A couple other dishes remained fairly true to their roots with small twists. The grilled beef sausages served with fish sauce were nearly identical to bo la lot, which are beef sausages wrapped in betel leaves. Here, Vu wraps them in shiso leaves, which are easier to find. The beef was succulent and flavorful, while the shiso leaves added a hint of bitterness. The rice cake appetizer with pork floss and Chinese sausage, Vu said, was inspired by Vietnamese sticky rice — here, she crisps up the rice and adds a soft-boiled egg for a unique textural touch.
Other dishes draw from Vietnamese influences so subtly that many wouldn’t recognize them. Take the salad with seasonal lettuce and shattered crepes, for instance. The lettuce was topped with a zippy preserved lemon dressing, while quinoa and potatoes added heft. On top were fragments of thin, toasty crepes that shattered upon biting into them. In keeping with Top Hatters’ goals of minimizing food waste, they’re made from the peasant rice that goes unused at the end of the day. But for some Vietnamese customers, Vu said, they’re reminiscent of banh xeo, the rice flour crepes that are usually stuffed with pork and shrimp. “Vietnamese people love that one and recognize it,” she said. “I’ll have people [say], “Oh, I’m gonna bring my mom in; she’s gotta taste this.”
Some dishes are even more subtle, like the game hen platter, which was lightly coated with mint chutney and served with fresh corn and peasant rice. The game hen was juicy, and the grassy, herbal chutney was an ideal complement. Vu told me the chutney contains Vietnamese herbs like rau ram and sawtooth, which lent the dish an unusual flavor I couldn’t get enough of.
Vu’s menu also includes ingredients that are loved across many cultures. Her oxtail and grits bear some resemblance to the Southern dish, though with the orange gremolata, it also draws from the Italian roots of her co-owner and husband, Matthew Beavers. But oxtail is often featured in Vietnamese cooking, too, and Vu’s version was fork-tender with a rich gravy.
Fried dough might be one of the most universally loved foods, and Top Hatters can certainly deliver palate-pleasing versions. Tissue bread has origins in Southeast Asia, but it’s really just thin, flaky fried bread. Vu serves it with a soy dip and pickled fennel for a unique take. Then there’s the savory ricotta donut, made with polenta for extra crisp around the edges, along with scallions, garlic, and optional (highly recommended) bacon. Though there’s undeniable Italian influence, it’s ultimately a savory fried dough.

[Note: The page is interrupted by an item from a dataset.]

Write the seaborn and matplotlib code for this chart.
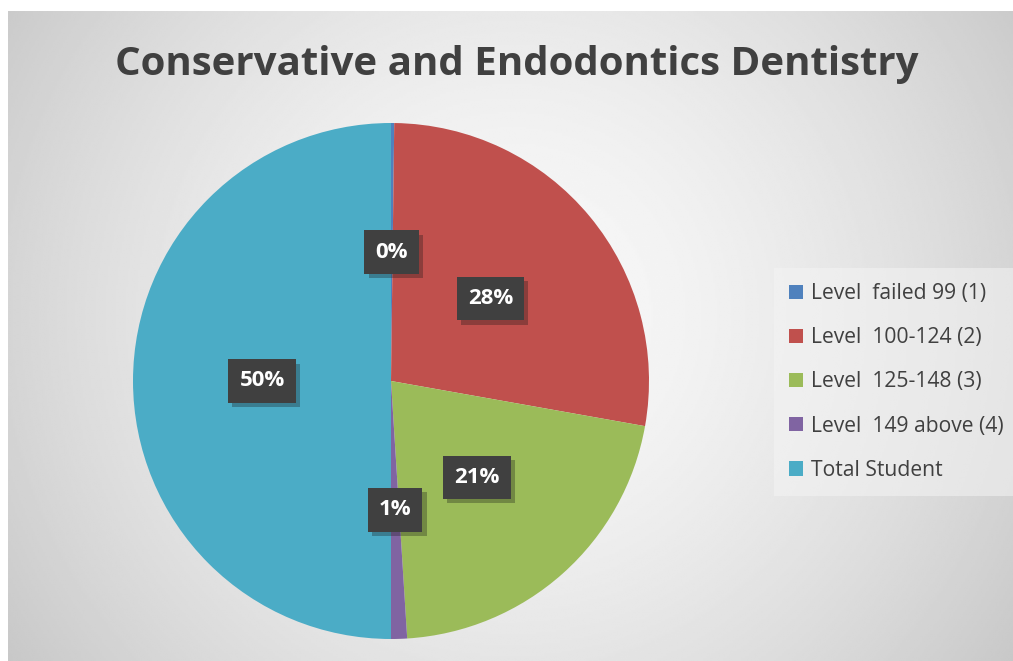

Dessert, too, draws from a range of influences. The ricotta zeppole, a sweet, lemon zest-scented version of the savory donut, was extraordinary, especially with warm vanilla bean dipping sauce. The buttermilk panna cotta with citrus granita and tallow shortbread was showstopping, and worth a trip to Top Hatters in its own right. The creamy panna cotta was balanced by the bright, tangy, and flaky-textured granita, while crumbled tallow shortbread (made using the fat rendered from brisket in order to reduce food waste) added crispness. I recommend sharing it, and ordering a Vietnamese egg coffee all for yourself — it’s a lusciously foamy, rich Vietnamese treat.
It’s clear that while Vu has a lot of reverence for traditional Vietnamese dishes, she also enjoys playing with Vietnamese ingredients and cooking techniques in an organic way — and it works. Though Vu’s concept is difficult to describe, she’s confident in her style. “Investors and even food critics want to know, ‘What is your concept?’ They want that two-minute elevator pitch, and I really don’t have one. … Maybe I just have an identity crisis. I’m just embracing it.
“I am Vietnamese, I cook Vietnamese food … but I don’t want to always say that that’s the direction I’m going.”
It’s the kind of culinary freedom that Vu felt she couldn’t find back home. “In Little Saigon, in Orange County, food did not change,” Vu said. “And there’s amazing Vietnamese food there, but authenticity was the marker of a good restaurant — so anyone who tried to do anything different, it was frowned upon. With me doing this in the Bay Area, I felt really safe,” Vu said.
When I interviewed Vu, she told me her mother was planning to visit the restaurant the next day with a few Vietnamese friends in tow. She was worried how they would react to her nontraditional approach.
Vu reported back: “Well, they ate everything and looked like they were having a good time
“Compliments don’t come easy with my mom, so I have to pick up indirect cues,” Vu said. “She has never directly told me she liked the doughnuts, but at the end of the meal, she said, ‘Don’t forget the doughnuts.’ That’s probably the most I will get.”
You should definitely order the doughnuts — sweet or savory — too.